Matthew Dillon dillon at apollo.backplane.com
Sun Jan 13 11:56:01 PST 2008


:Hey,
:
:in the process of getting the nvidia driver to work, I'm experiencing kernel memory corruption.  This is seemingly due to interrupts filling some kernel thread's stack and then overwriting kernel memory once the stack overflows.
:
:Now I have two questions:
:
:1. how can this recursion happen?  Shouldn't interrupts be disabled once the interrupt arrives and only be re-enabled when we leave the interrupt frame?

    It can't.  Only a FAST interrupt (of which there are almost none) 
    actually runs in the current kernel stack frame, and even FAST interrupts
    are masked and only reenabled upon completion.  All other interrupts
    are threaded... the physical interrupt does nothing more then schedule
    the appropriate interrupt thread.

:2. do you think we should change the segment descriptor to throw some sort of exception so that we will get a feedback immediately instead of waiting until some operation works on corrupted memory and panics?

    It can't be done with a segment descriptor but it is possible to put
    a guard page on the kernel stack.  A guard page is a page marked as 
    invalid that forces a double fault to occur if the current thread's
    kernel stack is exhausted.  Double faults can be caught, but they
    are fairly difficult to debug.

:3. I suspect this recursion is due to an interrupt storm.  How does this usually happen?  I know that I am working on a blob and hardware without specs, which makes reasoning even more complicated, but I'm interested in the general case.

    Unlikely.  An interrupt storm should not be able to stack recursively.

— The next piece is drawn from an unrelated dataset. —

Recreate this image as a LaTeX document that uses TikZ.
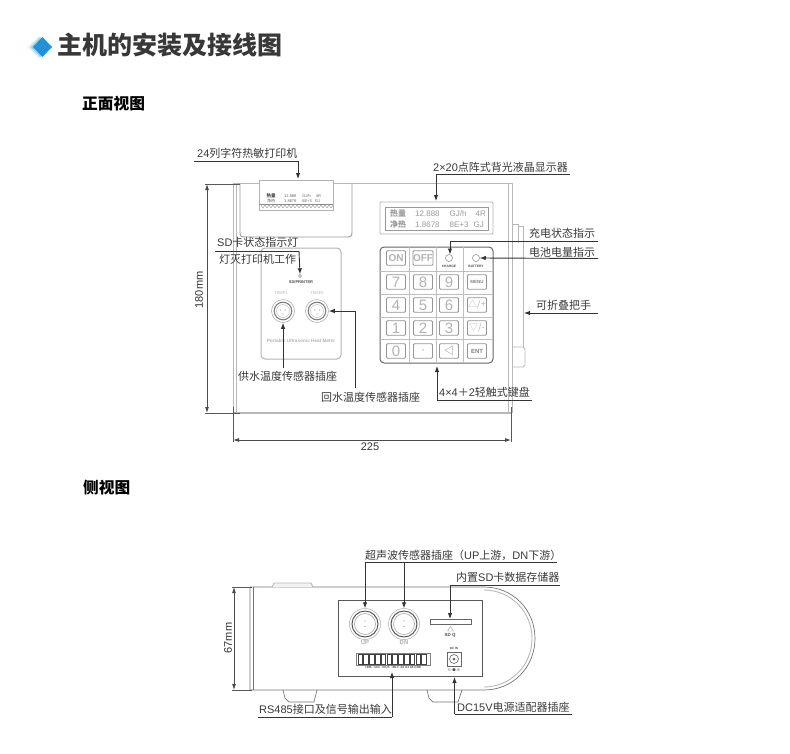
\documentclass[tikz,border=0pt]{standalone}
\usepackage{fontspec}
\setmainfont{Noto Sans CJK SC}
\newfontfamily\la{Liberation Sans}
\usetikzlibrary{arrows.meta}
\tikzset{
 lbl/.style={inner sep=0pt,anchor=west,text=black!78,font=\fontsize{11}{11}\selectfont},
 lead/.style={draw=black!80,line width=.9pt},
 leadarrow/.style={lead,-{Latex[length=6pt,width=4.5pt]}},
 dimline/.style={draw=black!70,line width=.8pt,{Latex[length=6pt,width=4pt]}-{Latex[length=6pt,width=4pt]}},
 ext/.style={draw=black!65,line width=.8pt},
 body/.style={draw=black!28,line width=.9pt},
 bodyd/.style={draw=black!55,line width=.7pt},
 keybox/.style={draw=black!42,line width=.9pt,rounded corners=1pt,minimum width=19pt,minimum height=14.5pt,inner sep=0pt,text=black!30,font=\la\fontsize{9}{9}\selectfont},
 digit/.style={keybox,font=\la\fontsize{15}{15}\selectfont},
 tiny/.style={inner sep=0pt,text=black!70,font=\la\fontsize{3.5}{4}\selectfont},
 pale/.style={inner sep=0pt,text=black!30,font=\la\fontsize{4}{4}\selectfont},
 lcd/.style={inner sep=0pt,anchor=west,text=black!40,font=\fontsize{8}{8}\selectfont},
}
\begin{document}
\begin{tikzpicture}[x=1pt,y=-1pt]
\useasboundingbox (0,0) rectangle (790,753);
% heading
\fill[cyan!20] (28,47) -- (39,36) -- (50,47) -- (39,58) -- cycle;
\fill[cyan!45] (30.5,47) -- (40.5,37) -- (50.5,47) -- (40.5,57) -- cycle;
\fill[cyan!70!blue!90] (33,47) -- (42.5,37) -- (52,47) -- (42.5,57) -- cycle;
\node[inner sep=0pt,anchor=west,text=black!78,font=\fontsize{25}{25}\selectfont\bfseries] (title) at (57,45) {主机的安装及接线图};
\node[inner sep=0pt,anchor=west,font=\fontsize{15.7}{16}\selectfont\bfseries] (front) at (82,104) {正面视图};
\node[inner sep=0pt,anchor=west,font=\fontsize{15.7}{16}\selectfont\bfseries] (side) at (83,488) {侧视图};

% ---------- front body
\draw[body] (233,183) -- (512,183);
\draw[body,line width=1.2pt] (233,413) -- (512,413);
\draw[body] (233,183) -- (233,413);
\draw[body] (236,183) -- (236,413);
\draw[body] (512,183) -- (512,413);
\draw[body] (508,183) -- (508,413);
\draw[body,draw=black!40] (240,183) -- (240,232) .. controls (240,236) and (241,237) .. (245,237) -- (347,237) .. controls (351,237) and (352,236) .. (352,232) -- (352,183);
% handle
\draw[body] (512,224) -- (518,224) -- (518,226) -- (523,226) -- (523,347);
\draw[body] (512,347) -- (523,347) -- (525,349) -- (525,365) -- (523,367) -- (512,367);
\draw[body] (518,226) -- (518,243);
% printer
\draw[draw=black!30,fill=white,line width=.7pt] (259,180) rectangle (333,210);
\draw[black!45,line width=.5pt] (259,204) -- (333,204);
\foreach \i in {0,...,17} \draw[black!45,line width=.3pt] ({261+\i*4},205) -- ({263+\i*4},208) -- ({265+\i*4},205);
\node[inner sep=0pt,font=\fontsize{4.5}{5}\selectfont\bfseries,text=black!75] (prn1) at (271,196) {热量};
\node[inner sep=0pt,font=\fontsize{4}{5}\selectfont,text=black!65] (prn2) at (271,201) {净热};
\node[inner sep=0pt,font=\la\fontsize{4}{5}\selectfont,text=black!60,anchor=west] (prn3) at (284,196) {12.888\hspace{6pt}GJ/h\hspace{5pt}4R};
\node[inner sep=0pt,font=\la\fontsize{4}{5}\selectfont,text=black!60,anchor=west] (prn4) at (284,201) {1.8678\hspace{6pt}8E+3\hspace{3pt}GJ};
% display
\draw[draw=black!30,line width=.9pt,rounded corners=1pt] (380,202) rectangle (493,234);
\draw[draw=black!40,line width=.7pt] (385,207) rectangle (488,230);
\node[lcd] (lcd1) at (390,213) {{\bfseries 热量}\hspace{9pt}{\la 12.888\hspace{10pt}GJ/h\hspace{9pt}4R}};
\node[lcd] (lcd2) at (390,224) {{\bfseries 净热}\hspace{9pt}{\la 1.8678\hspace{10pt}8E+3\hspace{5pt}GJ}};
% left panel
\draw[draw=black!30,line width=1pt,rounded corners=4pt] (261,248) rectangle (341,359);
\node[inner sep=0pt,circle,draw=black!45,line width=.4pt,minimum size=3pt] (sdled) at (300,276) {};
\node[tiny,font=\la\fontsize{4}{4}\selectfont\bfseries] (sdp) at (301,282) {SD/PRINTER};
\node[pale] (t1txt) at (281,293) {TEMP1};
\node[pale] (t2txt) at (317,293) {TEMP2};
\node[pale,font=\la\fontsize{4.7}{4}\selectfont\bfseries] (ph) at (301,341) {Portable Ultrasonic Heat Meter};
\foreach \nm/\x in {t1/283,t2/317}{
 \node[circle,draw=black!30,line width=.6pt,minimum size=23pt,inner sep=0pt] (\nm) at (\x,311) {};
 \draw[black!50,line width=1.1pt] (\x,311) circle[radius=8.8pt];
 \draw[black!25,line width=.5pt] (\x,311) circle[radius=6.5pt];
 \fill[black!40] (\x-2.5,310) circle[radius=.6pt] (\x+2.5,310) circle[radius=.6pt] (\x,314) circle[radius=.6pt];
}
% keypad
\draw[draw=black!60,line width=1pt,rounded corners=4pt] (380,247) rectangle (493,363);
\foreach \x in {409,436,463} \draw[black!25,line width=.9pt] (\x,247) -- (\x,363);
\foreach \y in {271,294,317,339} \draw[black!25,line width=.9pt] (380,\y) -- (493,\y);
\node[keybox,font=\la\fontsize{10}{10}\selectfont\bfseries] (kon) at (396,258) {ON};
\node[keybox,font=\la\fontsize{10}{10}\selectfont\bfseries] (koff) at (423,258) {OFF};
\foreach \nm/\x/\y/\t in {k7/396/282/7,k8/423/282/8,k9/449/282/9,k4/396/305/4,k5/423/305/5,k6/449/305/6,k1/396/328/1,k2/423/328/2,k3/449/328/3,k0/396/351/0}{
 \node[digit] (\nm) at (\x,\y) {\t};
}
\node[keybox,font=\la\fontsize{4.5}{5}\selectfont\bfseries,text=black!50] (kmenu) at (477,282) {MENU};
\node[keybox,font=\fontsize{9}{10}\selectfont] (kplus) at (477,305) {△/+};
\node[keybox,font=\fontsize{9}{10}\selectfont] (kminus) at (477,328) {▽/-};
\node[keybox,font=\la\fontsize{6}{6}\selectfont\bfseries,text=black!50] (kent) at (477,351) {ENT};
\node[keybox,font=\fontsize{6}{6}\selectfont,text=black!50] (kdot) at (423,351) {▫};
\node[keybox,font=\fontsize{10}{11}\selectfont,text=black!50] (kleft) at (449,351) {◁};
\node[circle,draw=black!50,line width=.5pt,minimum size=7pt,inner sep=0pt] (ledc) at (449,258) {};
\node[circle,draw=black!50,line width=.5pt,minimum size=7pt,inner sep=0pt] (ledb) at (476,258) {};
\node[tiny,font=\la\fontsize{3.3}{4}\selectfont\bfseries] (ctxt) at (449,266) {CHARGE};
\node[tiny,font=\la\fontsize{3.3}{4}\selectfont\bfseries] (btxt) at (476,266) {BATTERY};

% labels front
\node[lbl] (lp) at (197,153) {{\la 24}列字符热敏打印机};
\coordinate (lpa) at (194,161); \coordinate (lpb) at (298,161); \coordinate (lpc) at (298,179);
\draw[lead] (lpa) -- (lpb); \draw[leadarrow] (lpb) -- (lpc);
\node[lbl] (ldisp) at (433,167) {{\la 2×20}点阵式背光液晶显示器};
\coordinate (lda) at (570,174); \coordinate (ldb) at (436,174); \coordinate (ldc) at (436,201);
\draw[lead] (lda) -- (ldb); \draw[leadarrow] (ldb) -- (ldc);
\node[lbl] (lsd) at (217,242) {{\la SD}卡状态指示灯};
\node[lbl] (lsd2) at (219,259) {灯灭打印机工作};
\coordinate (lsa) at (215,251); \coordinate (lsb) at (299,251);
\draw[lead] (lsa) -- (lsb); \draw[leadarrow] (lsb) -- (sdled.north);
\node[lbl] (lch) at (529,233) {充电状态指示};
\coordinate (lca) at (598,241); \coordinate (lcb) at (450,241);
\draw[lead] (lca) -- (lcb); \draw[leadarrow] (lcb) -- (450,254.5);
\node[lbl] (lba) at (529,252) {电池电量指示};
\coordinate (lbb) at (598,258.5);
\draw[leadarrow] (lbb) -- (ledb.east);
\node[lbl] (lha) at (536,305) {可折叠把手};
\coordinate (lhb) at (598,313); \coordinate (lhc) at (524,313);
\draw[leadarrow] (lhb) -- (lhc);
\node[lbl] (lt1) at (238,376) {供水温度传感器插座};
\coordinate (lt1a) at (283,368);
\draw[leadarrow] (lt1a) -- (t1.south);
\node[lbl] (lt2) at (321,397) {回水温度传感器插座};
\coordinate (lt2a) at (355,388); \coordinate (lt2b) at (355,311);
\draw[lead] (lt2a) -- (lt2b); \draw[leadarrow] (lt2b) -- (t2.east);
\node[lbl] (lkb) at (439,392) {{\la 4×4}＋{\la 2}轻触式键盘};
\coordinate (lka) at (532,400); \coordinate (lkb2) at (437,400); \coordinate (lkc) at (437,366);
\draw[lead] (lka) -- (lkb2); \draw[leadarrow] (lkb2) -- (lkc);

% dims front
\coordinate (d1a) at (207,184); \coordinate (d1b) at (207,413);
\draw[dimline] (d1a) -- (d1b);
\draw[ext] (205,184) -- (240,184);
\draw[ext] (205,413) -- (240,413);
\node[lbl,anchor=center,rotate=90,text=black!80,font=\la\fontsize{11}{11}\selectfont] (d180) at (199,290) {180mm};
\coordinate (d2a) at (233,440); \coordinate (d2b) at (511,440);
\draw[dimline] (d2a) -- (d2b);
\draw[ext] (233,407) -- (233,442);
\draw[ext] (511,407) -- (511,442);
\node[lbl,anchor=center,text=black!80,font=\la\fontsize{11}{11}\selectfont] (d225) at (370,447) {225};

% ---------- side view
\draw[bodyd] (250,587) -- (484,587) .. controls (513,587) and (535,610) .. (535,638.5) .. controls (535,667) and (513,690) .. (484,690) -- (250,690) -- cycle;
\draw[bodyd] (253,587) -- (253,690);
\draw[body] (484,590) .. controls (511,590) and (532,612) .. (532,638.5) .. controls (532,665) and (511,687) .. (484,687);
\draw[body,fill=black!5] (272,587) -- (274,583) -- (311,583) -- (313,587);
\draw[bodyd] (283,690) -- (285,698) -- (289,702) -- (314,702) -- (317,690);
\draw[bodyd] (427,690) -- (429,698) -- (433,702) -- (458,702) -- (462,690);
\draw[draw=black!65,fill=white,line width=.8pt] (338,600) rectangle (482,676);
\foreach \nm/\x in {up/365,dn/404}{
 \node[circle,draw=black!35,line width=.5pt,minimum size=31pt,inner sep=0pt] (\nm) at (\x,624) {};
 \draw[black!65,line width=1pt] (\x,624) circle[radius=13pt];
 \draw[black!40,line width=.5pt] (\x,624) circle[radius=10.5pt];
 \fill[black!45] (\x,621) circle[radius=.7pt] (\x,626.5) circle[radius=.7pt];
}
\node[pale,font=\la\fontsize{6}{6}\selectfont\bfseries] (upt) at (365,642) {UP};
\node[pale,font=\la\fontsize{6}{6}\selectfont\bfseries] (dnt) at (404,642) {DN};
\node[draw=black!60,line width=.7pt,minimum width=41pt,minimum height=4.5pt,inner sep=0pt] (slot) at (450.5,622) {};
\draw[black!40,line width=.4pt] (447.5,631) -- (450.5,626.5) -- (453.5,631) -- cycle;
\node[tiny,font=\la\fontsize{4.5}{5}\selectfont\bfseries] (sdq) at (450,635) {SD Q};
\node[draw=black!50,line width=.5pt,minimum width=74pt,minimum height=12pt,inner sep=0pt] (term) at (393,659) {};
\foreach \i in {0,...,11} \draw[black!75,line width=.7pt] ({358+\i*5.8},654) rectangle ({362.5+\i*5.8},664);
\node[tiny,font=\la\fontsize{3}{4}\selectfont\bfseries] (termt) at (393,667.5) {+485- +AO- +OUT- +RLY- A0 A4 A5 GND};
\node[tiny,font=\la\fontsize{3}{4}\selectfont\bfseries] (dct) at (454,648) {DC IN};
\node[draw=black!60,line width=.6pt,minimum width=14pt,minimum height=14pt,inner sep=0pt] (jack) at (454,659) {};
\draw[black!60,line width=.6pt] (454,659) circle[radius=4.5pt];
\fill[black!60] (454,659) circle[radius=1.5pt];
\node[tiny,font=\fontsize{3.5}{4}\selectfont] (dcs) at (454,670) {⊖-●-⊕};

\node[lbl] (lus) at (365,555) {超声波传感器插座（{\la UP}上游，{\la DN}下游）};
\coordinate (lua) at (557,562); \coordinate (lub) at (404,562); \coordinate (luc) at (365,562);
\draw[lead] (lua) -- (luc);
\draw[leadarrow] (luc) -- (up.north);
\draw[leadarrow] (lub) -- (dn.north);
\node[lbl] (lsc) at (456,577) {内置{\la SD}卡数据存储器};
\coordinate (lsca) at (560,585); \coordinate (lscb) at (450,585);
\draw[lead] (lsca) -- (lscb); \draw[leadarrow] (lscb) -- (450,619);
\node[lbl] (lrs) at (259,709) {{\la RS485}接口及信号输出输入};
\coordinate (lra) at (258,717); \coordinate (lrb) at (392,717); \coordinate (lrc) at (392,672);
\draw[lead] (lra) -- (lrb); \draw[leadarrow] (lrb) -- (lrc);
\node[lbl] (ldc) at (457,707) {{\la DC15V}电源适配器插座};
\coordinate (ldca) at (572,714); \coordinate (ldcb) at (454.5,714); \coordinate (ldcc) at (454.5,677);
\draw[lead] (ldca) -- (ldcb); \draw[leadarrow] (ldcb) -- (ldcc);

\coordinate (d3a) at (234,587); \coordinate (d3b) at (234,690);
\draw[dimline] (d3a) -- (d3b);
\draw[ext] (232,587) -- (252,587);
\draw[ext] (232,690) -- (252,690);
\node[lbl,anchor=center,rotate=90,text=black!80,font=\la\fontsize{11}{11}\selectfont] (d67) at (228,638) {67mm};
\end{tikzpicture}
\end{document}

    The kernel stack is rather small.  I think it's only 8K or 12K.  It is
    possible that the nvidia driver is exhausting it just with its normal
    operation.

:I seem to remember that I suffered from something like this before, but I can't remember when and why this was and how it got fixed.
:
:Checking the return addresses, most frames have return addresses of:
:
:0xc028fc90 <doreti+0>:  pop    %eax
:0xc028fc91 <doreti+1>:  mov    $0x0,%eax
:0xc028fc9d <doreti+13>: cli    
:
:or
:
:0xc029774f <Xicu_slowintr11+143>:       jmp    0xc028fc90 <doreti>
:
:For some reason however the interrupt flag seems to be set in all trap frames.  For me, this leads to the conclusion that this recursion happens *after* processing the interrupt handler.  I can read the comment:
:
:2: ;                                                                    \
:        /* set running bit, clear pending bit, run handler */           \
:        andl    $~IRQ_LBIT(irq_num), PCPU(ipending) ;                   \
:        sti ;                                                           \
:        pushl   $irq_num ;                                              \
:        call    sched_ithd ;                                            \
:        addl    $4,%esp ;                                               \
:
:But I can't see where the running bit is set.  Actually, I have the feeling that there is no protection against re-entrancy for the period between sti and the end of doreti.  Wouldn't we want to bump some sort of "in interrupt processing" flag until we're in CLI protection again?  This way we would avoid this recursion.
:
:cheers
:  simon

    Reentrancy is protected.  The interrupt is masked when taken and only
    unmasked after the interrupt procedure has completed operation.  In
    the case of scheduled interrupts the interrupt is masked when the
    interrupt is taken and unmasked by the interrupt thread after it
    finishes processing it.

    sched_ithd() is responsible for setting the running bit.

    Is IRQ11 the video interrupt during your tests?  It kinda sounds like
    normal calls to the nvidia driver are causing the problem.